For the first example see the entry Acom(m)entaris (commenter):

Cod. Guelf. 720 Helmst., 5r
Cod. Guelf. 956 Helmst., 12r

Acom(m)entaris nomen indeclinabile id est scriptor vel notarius ponitur secundo regum octavo similiter ista et sunt indeclinabilia et communis generis

It seems unlikely that two students copying a written original would copy the same crossed out parts of text instead of omitting them in their own manuscripts. What’s more likely is that every now and then the baccalarius (Konrad Sprink) who dictated the dictionary to the students misread his own manuscript or made a dictation error, which the students then had to correct in their texts. In this case both scribes wrote „ista“, crossed it out and replaced it with „et“ (the abbreviation that looks like the number seven). Seeing as the first scribe, Ludolf Oldendorp, squeezed the „et“ in at the very end of the line and the second, Hermann von Hildesheim, wrote it above the crossed out „ista“ for lack of space, it can be assumed that the following word „sunt“ had already been dictated, when the error was noticed.

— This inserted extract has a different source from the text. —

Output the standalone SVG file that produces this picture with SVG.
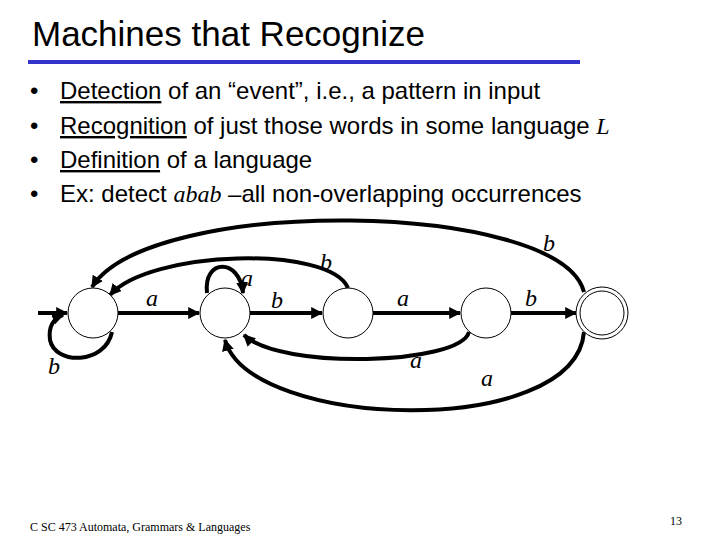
<svg xmlns="http://www.w3.org/2000/svg" width="720" height="540" viewBox="0 0 720 540">
<style>
.t{font-family:"Liberation Sans",Arial,sans-serif;font-size:24px;fill:#000}
.l{font-family:"Liberation Serif","Times New Roman",serif;font-style:italic;font-size:24px;fill:#000}
.s{fill:#fff;stroke:#000;stroke-width:1}
.e{fill:none;stroke:#000;stroke-width:4;marker-end:url(#ah)}
</style>
<defs><marker id="ah" viewBox="0 0 10 10" refX="9" refY="5" markerWidth="3" markerHeight="3" orient="auto" markerUnits="strokeWidth"><path d="M0,0L10,5L0,10z" fill="#000"/></marker></defs>
<rect width="720" height="540" fill="#fff"/>
<text x="32" y="46" font-family="Liberation Sans,Arial,sans-serif" font-size="35">Machines that Recognize</text>
<rect x="28" y="60" width="552" height="4" fill="#3333cc"/>
<g class="t" xml:space="preserve">
<text x="30" y="99">•</text><text x="60" y="99"><tspan text-decoration="underline">Detection</tspan> of an “event”, i.e., a pattern in input</text>
<text x="30" y="134">•</text><text x="60" y="134"><tspan text-decoration="underline">Recognition</tspan> of just those words in some language <tspan font-family="Liberation Serif,serif" font-style="italic">L</tspan></text>
<text x="30" y="168">•</text><text x="60" y="168"><tspan text-decoration="underline">Definition</tspan> of a language</text>
<text x="30" y="202">•</text><text x="60" y="202">Ex:  detect <tspan font-family="Liberation Serif,serif" font-style="italic">abab</tspan> –all non-overlapping occurrences</text>
</g>
<g id="connectors">
<path class="e" d="M38,313H67"/>
<path class="e" d="M118,313H199"/>
<path class="e" d="M250,313H322"/>
<path class="e" d="M373,313H460"/>
<path class="e" d="M511,313H576"/>
<path class="e" d="M207,293C203,258 240,258 243,293"/>
<path class="e" d="M112,332C105,365 55,365 50,340C48,325 55,318 63,315"/>
<path class="e" d="M348,288C330,245 150,250 110,295"/>
<path class="e" d="M584,292C560,200 150,195 92,287"/>
<path class="e" d="M469,332C460,365 280,370 244,335"/>
<path class="e" d="M584,332C575,440 250,430 225,340"/>
</g>
<g id="s1"><circle class="s" cx="93" cy="313" r="25"/></g>
<g id="s2"><circle class="s" cx="225" cy="313" r="25"/></g>
<g id="s3"><circle class="s" cx="348" cy="313" r="25"/></g>
<g id="s4"><circle class="s" cx="486" cy="313" r="25"/></g>
<g id="s5"><circle class="s" cx="602" cy="313" r="26"/><circle class="s" cx="602" cy="313" r="22"/></g>
<g class="l">
<text x="146" y="306">a</text><text x="241" y="286">a</text><text x="271" y="308">b</text>
<text x="320" y="270">b</text><text x="397" y="306">a</text><text x="525" y="306">b</text>
<text x="543" y="251">b</text><text x="48" y="374">b</text><text x="410" y="368">a</text><text x="481" y="386">a</text>
</g>
<text x="30" y="531" font-family="Liberation Serif,serif" font-size="12">C SC 473 Automata, Grammars &amp; Languages</text>
<text x="670" y="525" font-family="Liberation Serif,serif" font-size="12">13</text>
</svg>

For the next example see the entry Afficere (to affect):

Cod. Guelf. 720 Helmst., 7v
Cod. Guelf. 956 Helmst., 12v

Afficere ab ad et facere equivocatur unde afficit inpo informat cupit punit[funit(!)] hec tria signat […]

Both scribes wrote „inpo“ and then crossed it out to replace it with „informat“. The faulty word breaks of mid-word, so it can be assumed that, in contrast to the first example, the mistake was noticed immediately. A possible explanation would be that in the teacher’s manuscript the „f“ in „informat“ looked too much like a „p“ and he misread it. Whereas Hermann started the whole word anew, it’s hard to tell if Ludolf decided to keep the partly crossed out „in“ and just added the rest of the word or didn’t realise that an „in“ was supposed to be a part of the corrected form.

2. Pressure of Time

A very important factor with dictation is time. Or rather lack thereof. Writing from dictation means there is only a limited amount of time to think about what one is writing, to contemplate unclear passages or to make changes to what’s already been written. In this respect gaps in an entry hint very strongly at a scribe’s intention to add something at a later date but then never getting around to actually doing it. Or, as with the following example, gaps that the scribe actually got round to filling, but where he miscalculated the amount of space he would need to fill in the missing words. See Apo (from, since, re-):

Cod. Guelf. 720 Helmst., 20v

Apo grece id est re vel retro latine inde apocalipsis id est revelacio de quo aco apocalipsare item apo grece id est a vel ab latine

Taking into consideration the visibly compressed script I assume that Ludolf followed the dictation up to „revelacio de quo aco“, then left a small gap to correct the long word he just started to misspell later and continued with „item apo“. When he then tried to fill in „apocalipsare“ he must have realised that he had left too little space and had to squeeze the letters in to make it fit before „item“. This need to add or correct parts at a later date can only be explained by dictation, because with copying a written text there is no need to keep on writing before a part is completed or corrected.

Differences between the two manuscripts in the entry Ciconia (stork) can also be attributed to there not being enough time to think during dictation. See:

Cod. Guelf. 720 Helmst., 56r
Cod. Guelf. 956 Helmst., 54v

Whereas Ludolf wrote a long article with explanation and German equivalent: „Ciconia avis est theutonice eyn edeber“, Hermann’s manuscript transmits a much shorter version: „Ciconia theutonice stork“. It can be assumed, that the scribes had to translate the German equivalent, that was being read out, into their own dialect if they didn’t know it or if it was uncommon. Which means that Hermann might not have wanted to use the word „edeber“ to describe this animal, because it was foreign to his dialect, and then took too long to think up the correct form in his dialect so that he didn’t manage to write down the entire article in time.

3. Spelling Variants

By far the most prominent differences between the two manuscripts are spelling mistakes or spelling variants. Many of them are awkward to explain by misreading but they are easily explained by mishearing and phonological idiosyncrasies. The most common are variants between letters representing the same or similar sounds such as d/t (capud/caput), f/ph (feon/pheon), c/s (scirpeus/cirpeus or serpens/cerpens), c/ch (abbacus/abbachus), m/mp (calumnia/calumpnia) or an initial-h (oralogium/horalogium). In the German words the variations are even more noticeable and most probably accounted for by the scribes’ different dialectal backgrounds: walvis/walfisch, scorsten/schorsteyn, opper/offer.

I think these examples support the assumption that the two manuscripts really were written from dictation.